Don’t ignore second-time guests

  • Larry’s challenge: most churches over-invest in first-time guests and ignore the gold of second-time guests.
  • First-time guests may be visiting from out of town. Second-time guests are telling you, “I’m curious. I might be yours.”
  • Practical moves:
    • Create a distinct second-time follow-up path (personal call, email, invite to coffee, or a “next step” environment).
    • Train your teams to notice and name returning faces.

Seizing a short-window spiritual openness

  • Drawing on his Jesus-Movement background, Larry believes we’re in a fresh moment of spiritual hunger (especially among Gen Z and young adults) that probably won’t last forever.
  • Challenge to leaders:
    • Treat the next few years like harvest years, not maintenance years.
    • Be willing to pause some long-range projects to prioritize evangelism, relational follow-up, and simple gospel clarity.
    • Remember: you may be the answer to prayers a parent or grandparent has been praying for decades.

Tips & Tools:

Tool: Half-Day Personal Retreat Ideas

Why staff (and volunteers) need scheduled retreat time

  • The team at Grace has moved from “we don’t pay people to have spiritual lives” to “we’re responsible for resourcing the spiritual lives of those who lead others.”
  • They now encourage half-day personal retreats on company time for staff and are opening the same patterns to broader leaders.

What a retreat is not

  • Not a chance to catch up on email and projects.
  • Not a Bible-study marathon that leaves you more exhausted.
  • Not one-sided venting time.
  • It’s space to be with God in a focused, unhurried way.

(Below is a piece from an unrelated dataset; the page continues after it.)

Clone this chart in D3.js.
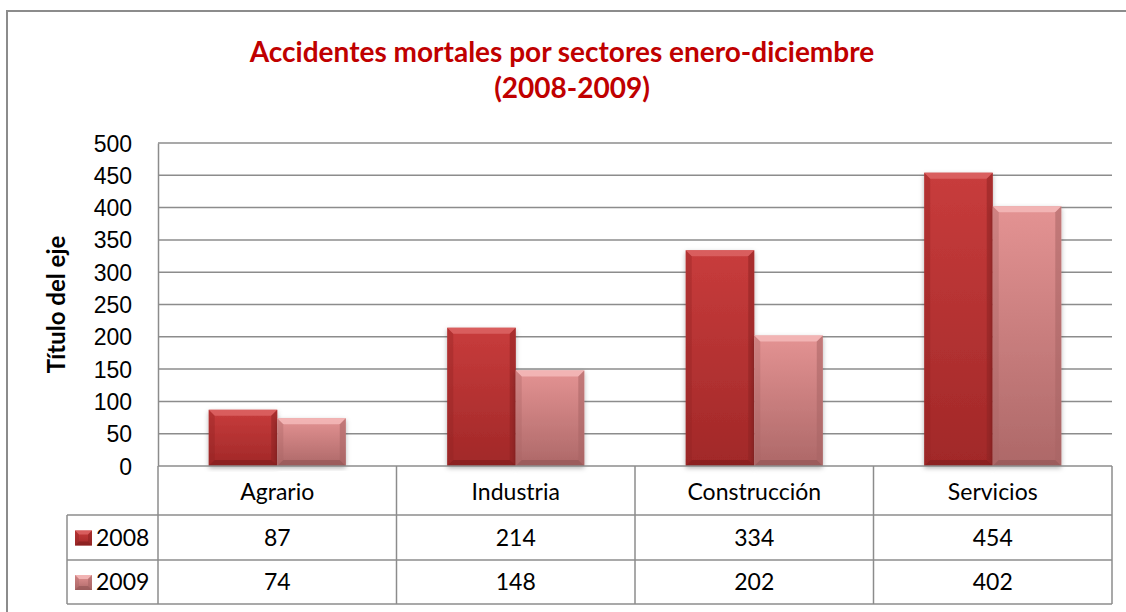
<!DOCTYPE html>
<html lang="es">
<head>
<meta charset="UTF-8">
<title>Accidentes mortales por sectores</title>
<script src="https://d3js.org/d3.v7.min.js"></script>
<style>
  body { margin: 0; background: #fff; }
  svg { display: block; font-family: Lato, "Open Sans", sans-serif; }
  .grid line { stroke: #8c8c8c; stroke-width: 1.5px; }
  .tbl line { stroke: #8c8c8c; stroke-width: 1.5px; }
  .tick-label { font-size: 23px; fill: #000; }
  .cell { font-size: 23px; fill: #000; }
</style>
</head>
<body>
<div id="chart"></div>
<script>
// data
const categories = ["Agrario", "Industria", "Construcción", "Servicios"];
const seriesNames = ["2008", "2009"];
const values2008 = [87, 214, 334, 454];
const values2009 = [74, 148, 202, 402];
const yTicks = [0, 50, 100, 150, 200, 250, 300, 350, 400, 450, 500];

const seriesValues = { "2008": values2008, "2009": values2009 };
const palette = {
  "2008": { top: "#c83c3c", bottom: "#a12828", bevelTop: "#dc6464", bevelSide: "#8e2222", bevelBottom: "#7d1d1d" },
  "2009": { top: "#e49393", bottom: "#ad6868", bevelTop: "#f4baba", bevelSide: "#a86464", bevelBottom: "#8f5454" }
};

const W = 1126, H = 612;
const plot = { left: 158, right: 1112, top: 143, bottom: 466 };
const rows = [466, 515, 560, 604];
const legendLeft = 67;

const svg = d3.select("#chart").append("svg")
  .attr("width", W).attr("height", H);

const defs = svg.append("defs");
seriesNames.forEach(s => {
  const g = defs.append("linearGradient").attr("id", "grad" + s)
    .attr("x1", 0).attr("y1", 0).attr("x2", 0).attr("y2", 1);
  g.append("stop").attr("offset", "0%").attr("stop-color", palette[s].top);
  g.append("stop").attr("offset", "100%").attr("stop-color", palette[s].bottom);
});
const shadow = defs.append("filter").attr("id", "shadow")
  .attr("x", "-10%").attr("y", "-10%").attr("width", "120%").attr("height", "120%");
shadow.append("feDropShadow").attr("dx", 0).attr("dy", 2).attr("stdDeviation", 2.5)
  .attr("flood-color", "#000").attr("flood-opacity", 0.3);

// outer chart border
svg.append("rect")
  .attr("x", 7).attr("y", 11).attr("width", W + 20).attr("height", H + 20)
  .attr("fill", "none").attr("stroke", "#8c8c8c").attr("stroke-width", 2);

// scales
const x = d3.scaleBand().domain(categories).range([plot.left, plot.right]).paddingInner(0);
const x1 = d3.scaleBand().domain(seriesNames).range([0, x.bandwidth()]).paddingInner(0).paddingOuter(0.74);
const y = d3.scaleLinear().domain([0, 500]).range([plot.bottom, plot.top]);

// title
const title = svg.append("text")
  .attr("text-anchor", "middle")
  .attr("fill", "#c00000")
  .style("font-weight", "bold")
  .style("font-size", "28px");
title.append("tspan").attr("x", 562).attr("y", 62).text("Accidentes mortales por sectores enero-diciembre");
title.append("tspan").attr("x", 572).attr("y", 98).text("(2008-2009)");

// gridlines
svg.append("g").attr("class", "grid")
  .selectAll("line").data(yTicks.filter(t => t > 0)).join("line")
  .attr("x1", plot.left).attr("x2", plot.right)
  .attr("y1", d => y(d)).attr("y2", d => y(d));

// y axis
const yAxis = d3.axisLeft(y).tickValues(yTicks).tickSize(0).tickPadding(26);
const yg = svg.append("g").attr("transform", `translate(${plot.left},0)`).call(yAxis);
yg.select(".domain").attr("stroke", "#8c8c8c").attr("stroke-width", 1.5);
yg.selectAll(".tick text").attr("class", "tick-label").attr("font-family", null).attr("font-size", null)
  .attr("dy", "0.35em");

svg.append("text")
  .attr("transform", `translate(65,${(y(0) + y(500)) / 2}) rotate(-90)`)
  .attr("text-anchor", "middle")
  .style("font-weight", "bold").style("font-size", "24px")
  .text("Título del eje");

// bars with bevel
function bevelBar(g, bx, by, bw, bh, c, b) {
  g.append("rect").attr("x", bx).attr("y", by).attr("width", bw).attr("height", bh)
    .attr("fill", "url(#grad" + c + ")").attr("filter", "url(#shadow)");
  const col = palette[c];
  b = Math.min(b, bh / 2, bw / 2);
  g.append("polygon").attr("fill", col.bevelTop).attr("opacity", 0.85)
    .attr("points", [[bx, by], [bx + bw, by], [bx + bw - b, by + b], [bx + b, by + b]].join(" "));
  g.append("polygon").attr("fill", col.bevelSide).attr("opacity", 0.35)
    .attr("points", [[bx, by], [bx + b, by + b], [bx + b, by + bh - b], [bx, by + bh]].join(" "));
  g.append("polygon").attr("fill", col.bevelSide).attr("opacity", 0.55)
    .attr("points", [[bx + bw, by], [bx + bw - b, by + b], [bx + bw - b, by + bh - b], [bx + bw, by + bh]].join(" "));
  g.append("polygon").attr("fill", col.bevelBottom).attr("opacity", 0.6)
    .attr("points", [[bx, by + bh], [bx + b, by + bh - b], [bx + bw - b, by + bh - b], [bx + bw, by + bh]].join(" "));
}

const barsG = svg.append("g");
categories.forEach((cat, i) => {
  seriesNames.forEach(s => {
    const v = seriesValues[s][i];
    const bx = x(cat) + x1(s);
    bevelBar(barsG, bx, y(v), x1.bandwidth(), y(0) - y(v), s, 6);
  });
});

// data table
const tbl = svg.append("g").attr("class", "tbl");
tbl.append("line").attr("x1", plot.left).attr("x2", plot.right).attr("y1", rows[0]).attr("y2", rows[0]);
rows.slice(1).forEach(r => {
  tbl.append("line").attr("x1", legendLeft).attr("x2", plot.right).attr("y1", r).attr("y2", r);
});
x.domain().forEach(cat => {
  tbl.append("line").attr("x1", x(cat)).attr("x2", x(cat)).attr("y1", rows[0]).attr("y2", rows[3]);
});
tbl.append("line").attr("x1", plot.right).attr("x2", plot.right).attr("y1", rows[0]).attr("y2", rows[3]);
tbl.append("line").attr("x1", legendLeft).attr("x2", legendLeft).attr("y1", rows[1]).attr("y2", rows[3]);

// category labels
svg.append("g").selectAll("text").data(categories).join("text")
  .attr("class", "cell").attr("text-anchor", "middle")
  .attr("x", d => x(d) + x.bandwidth() / 2)
  .attr("y", (rows[0] + rows[1]) / 2 + 1).attr("dy", "0.35em")
  .text(d => d);

// value rows
seriesNames.forEach((s, r) => {
  const cy = (rows[r + 1] + rows[r + 2]) / 2;
  svg.append("g").selectAll("text").data(seriesValues[s]).join("text")
    .attr("class", "cell").attr("text-anchor", "middle")
    .attr("x", (d, i) => x(categories[i]) + x.bandwidth() / 2)
    .attr("y", cy).attr("dy", "0.35em")
    .text(d => d);
  const lg = svg.append("g");
  bevelBar(lg, 75, cy - 7, 17, 15, s, 4);
  lg.select("rect").attr("filter", null);
  svg.append("text").attr("class", "cell")
    .attr("x", 96).attr("y", cy).attr("dy", "0.35em").text(s);
});
</script>
</body>
</html>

Eight creative half-day retreat formats (sampled on the show)

  • Bible study retreat – slowly work a short passage into your heart and life rather than racing through a reading plan.
  • Personal planning retreat – review your season, clarify priorities, and align your calendar with your calling.
  • Prayer and silence retreat – extended time to listen, journal, and bring specific burdens to God.
  • Creative retreat – engage your hands and imagination (music, writing, art, building) as a way to worship and reflect.